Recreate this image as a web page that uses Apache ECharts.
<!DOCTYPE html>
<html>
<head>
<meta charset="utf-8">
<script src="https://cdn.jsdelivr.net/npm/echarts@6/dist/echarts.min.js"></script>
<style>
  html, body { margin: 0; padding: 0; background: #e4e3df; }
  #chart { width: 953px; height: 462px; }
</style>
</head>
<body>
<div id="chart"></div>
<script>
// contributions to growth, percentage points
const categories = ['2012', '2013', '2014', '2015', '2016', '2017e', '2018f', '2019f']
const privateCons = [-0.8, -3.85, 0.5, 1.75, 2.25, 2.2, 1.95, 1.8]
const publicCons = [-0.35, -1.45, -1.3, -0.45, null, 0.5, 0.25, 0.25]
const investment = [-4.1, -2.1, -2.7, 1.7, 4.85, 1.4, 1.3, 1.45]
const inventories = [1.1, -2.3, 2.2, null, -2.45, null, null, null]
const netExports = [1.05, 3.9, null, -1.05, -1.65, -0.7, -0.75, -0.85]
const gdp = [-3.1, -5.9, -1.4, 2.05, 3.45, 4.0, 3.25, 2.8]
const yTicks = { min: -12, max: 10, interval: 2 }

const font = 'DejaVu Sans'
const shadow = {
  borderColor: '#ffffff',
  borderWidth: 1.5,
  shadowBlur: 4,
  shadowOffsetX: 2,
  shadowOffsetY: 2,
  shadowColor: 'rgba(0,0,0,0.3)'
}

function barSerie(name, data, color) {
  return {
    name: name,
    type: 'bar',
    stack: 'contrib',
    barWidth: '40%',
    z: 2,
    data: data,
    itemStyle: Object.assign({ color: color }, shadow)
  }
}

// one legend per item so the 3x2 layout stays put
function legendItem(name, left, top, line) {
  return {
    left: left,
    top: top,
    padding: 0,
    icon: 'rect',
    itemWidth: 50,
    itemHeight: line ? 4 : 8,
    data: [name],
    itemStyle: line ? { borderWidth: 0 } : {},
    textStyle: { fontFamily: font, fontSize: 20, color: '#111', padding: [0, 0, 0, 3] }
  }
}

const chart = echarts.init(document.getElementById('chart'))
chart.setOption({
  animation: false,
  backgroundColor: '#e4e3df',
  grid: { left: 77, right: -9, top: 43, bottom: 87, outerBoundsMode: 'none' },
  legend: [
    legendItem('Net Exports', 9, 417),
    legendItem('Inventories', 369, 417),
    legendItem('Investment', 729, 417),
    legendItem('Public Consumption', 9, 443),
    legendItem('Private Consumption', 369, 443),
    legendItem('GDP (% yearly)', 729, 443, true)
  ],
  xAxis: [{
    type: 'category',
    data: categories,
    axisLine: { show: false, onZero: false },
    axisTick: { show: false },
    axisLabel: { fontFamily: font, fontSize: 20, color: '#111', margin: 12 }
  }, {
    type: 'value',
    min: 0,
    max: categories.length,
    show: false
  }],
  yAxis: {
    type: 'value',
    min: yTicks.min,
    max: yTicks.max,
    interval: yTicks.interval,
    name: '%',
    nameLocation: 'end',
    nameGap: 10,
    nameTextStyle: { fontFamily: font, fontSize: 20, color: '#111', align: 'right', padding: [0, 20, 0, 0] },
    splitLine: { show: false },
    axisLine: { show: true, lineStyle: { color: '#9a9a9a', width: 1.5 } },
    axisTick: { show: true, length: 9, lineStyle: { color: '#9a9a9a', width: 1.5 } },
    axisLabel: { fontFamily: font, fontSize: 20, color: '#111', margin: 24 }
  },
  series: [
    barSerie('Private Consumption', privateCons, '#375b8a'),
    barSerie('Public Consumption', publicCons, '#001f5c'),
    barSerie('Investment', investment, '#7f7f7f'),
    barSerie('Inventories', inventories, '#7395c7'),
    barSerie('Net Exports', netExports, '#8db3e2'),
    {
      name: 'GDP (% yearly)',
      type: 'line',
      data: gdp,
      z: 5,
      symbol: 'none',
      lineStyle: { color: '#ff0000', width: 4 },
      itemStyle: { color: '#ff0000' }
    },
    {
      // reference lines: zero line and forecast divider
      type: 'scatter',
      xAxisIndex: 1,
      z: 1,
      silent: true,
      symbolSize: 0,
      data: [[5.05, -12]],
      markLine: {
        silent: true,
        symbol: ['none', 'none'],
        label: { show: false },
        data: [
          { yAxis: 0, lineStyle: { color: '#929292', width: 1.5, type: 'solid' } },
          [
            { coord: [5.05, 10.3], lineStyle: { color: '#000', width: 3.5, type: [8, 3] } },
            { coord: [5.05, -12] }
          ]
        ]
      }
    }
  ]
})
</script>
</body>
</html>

What the task asks:
Write the data back out verbatim.

Full answer:
Recreate this image as a web page that uses Apache ECharts.
<!DOCTYPE html>
<html>
<head>
<meta charset="utf-8">
<script src="https://cdn.jsdelivr.net/npm/echarts@6/dist/echarts.min.js"></script>
<style>
  html, body { margin: 0; padding: 0; background: #e4e3df; }
  #chart { width: 953px; height: 462px; }
</style>
</head>
<body>
<div id="chart"></div>
<script>
// contributions to growth, percentage points
const categories = ['2012', '2013', '2014', '2015', '2016', '2017e', '2018f', '2019f']
const privateCons = [-0.8, -3.85, 0.5, 1.75, 2.25, 2.2, 1.95, 1.8]
const publicCons = [-0.35, -1.45, -1.3, -0.45, null, 0.5, 0.25, 0.25]
const investment = [-4.1, -2.1, -2.7, 1.7, 4.85, 1.4, 1.3, 1.45]
const inventories = [1.1, -2.3, 2.2, null, -2.45, null, null, null]
const netExports = [1.05, 3.9, null, -1.05, -1.65, -0.7, -0.75, -0.85]
const gdp = [-3.1, -5.9, -1.4, 2.05, 3.45, 4.0, 3.25, 2.8]
const yTicks = { min: -12, max: 10, interval: 2 }

const font = 'DejaVu Sans'
const shadow = {
  borderColor: '#ffffff',
  borderWidth: 1.5,
  shadowBlur: 4,
  shadowOffsetX: 2,
  shadowOffsetY: 2,
  shadowColor: 'rgba(0,0,0,0.3)'
}

function barSerie(name, data, color) {
  return {
    name: name,
    type: 'bar',
    stack: 'contrib',
    barWidth: '40%',
    z: 2,
    data: data,
    itemStyle: Object.assign({ color: color }, shadow)
  }
}

// one legend per item so the 3x2 layout stays put
function legendItem(name, left, top, line) {
  return {
    left: left,
    top: top,
    padding: 0,
    icon: 'rect',
    itemWidth: 50,
    itemHeight: line ? 4 : 8,
    data: [name],
    itemStyle: line ? { borderWidth: 0 } : {},
    textStyle: { fontFamily: font, fontSize: 20, color: '#111', padding: [0, 0, 0, 3] }
  }
}

const chart = echarts.init(document.getElementById('chart'))
chart.setOption({
  animation: false,
  backgroundColor: '#e4e3df',
  grid: { left: 77, right: -9, top: 43, bottom: 87, outerBoundsMode: 'none' },
  legend: [
    legendItem('Net Exports', 9, 417),
    legendItem('Inventories', 369, 417),
    legendItem('Investment', 729, 417),
    legendItem('Public Consumption', 9, 443),
    legendItem('Private Consumption', 369, 443),
    legendItem('GDP (% yearly)', 729, 443, true)
  ],
  xAxis: [{
    type: 'category',
    data: categories,
    axisLine: { show: false, onZero: false },
    axisTick: { show: false },
    axisLabel: { fontFamily: font, fontSize: 20, color: '#111', margin: 12 }
  }, {
    type: 'value',
    min: 0,
    max: categories.length,
    show: false
  }],
  yAxis: {
    type: 'value',
    min: yTicks.min,
    max: yTicks.max,
    interval: yTicks.interval,
    name: '%',
    nameLocation: 'end',
    nameGap: 10,
    nameTextStyle: { fontFamily: font, fontSize: 20, color: '#111', align: 'right', padding: [0, 20, 0, 0] },
    splitLine: { show: false },
    axisLine: { show: true, lineStyle: { color: '#9a9a9a', width: 1.5 } },
    axisTick: { show: true, length: 9, lineStyle: { color: '#9a9a9a', width: 1.5 } },
    axisLabel: { fontFamily: font, fontSize: 20, color: '#111', margin: 24 }
  },
  series: [
    barSerie('Private Consumption', privateCons, '#375b8a'),
    barSerie('Public Consumption', publicCons, '#001f5c'),
    barSerie('Investment', investment, '#7f7f7f'),
    barSerie('Inventories', inventories, '#7395c7'),
    barSerie('Net Exports', netExports, '#8db3e2'),
    {
      name: 'GDP (% yearly)',
      type: 'line',
      data: gdp,
      z: 5,
      symbol: 'none',
      lineStyle: { color: '#ff0000', width: 4 },
      itemStyle: { color: '#ff0000' }
    },
    {
      // reference lines: zero line and forecast divider
      type: 'scatter',
      xAxisIndex: 1,
      z: 1,
      silent: true,
      symbolSize: 0,
      data: [[5.05, -12]],
      markLine: {
        silent: true,
        symbol: ['none', 'none'],
        label: { show: false },
        data: [
          { yAxis: 0, lineStyle: { color: '#929292', width: 1.5, type: 'solid' } },
          [
            { coord: [5.05, 10.3], lineStyle: { color: '#000', width: 3.5, type: [8, 3] } },
            { coord: [5.05, -12] }
          ]
        ]
      }
    }
  ]
})
</script>
</body>
</html>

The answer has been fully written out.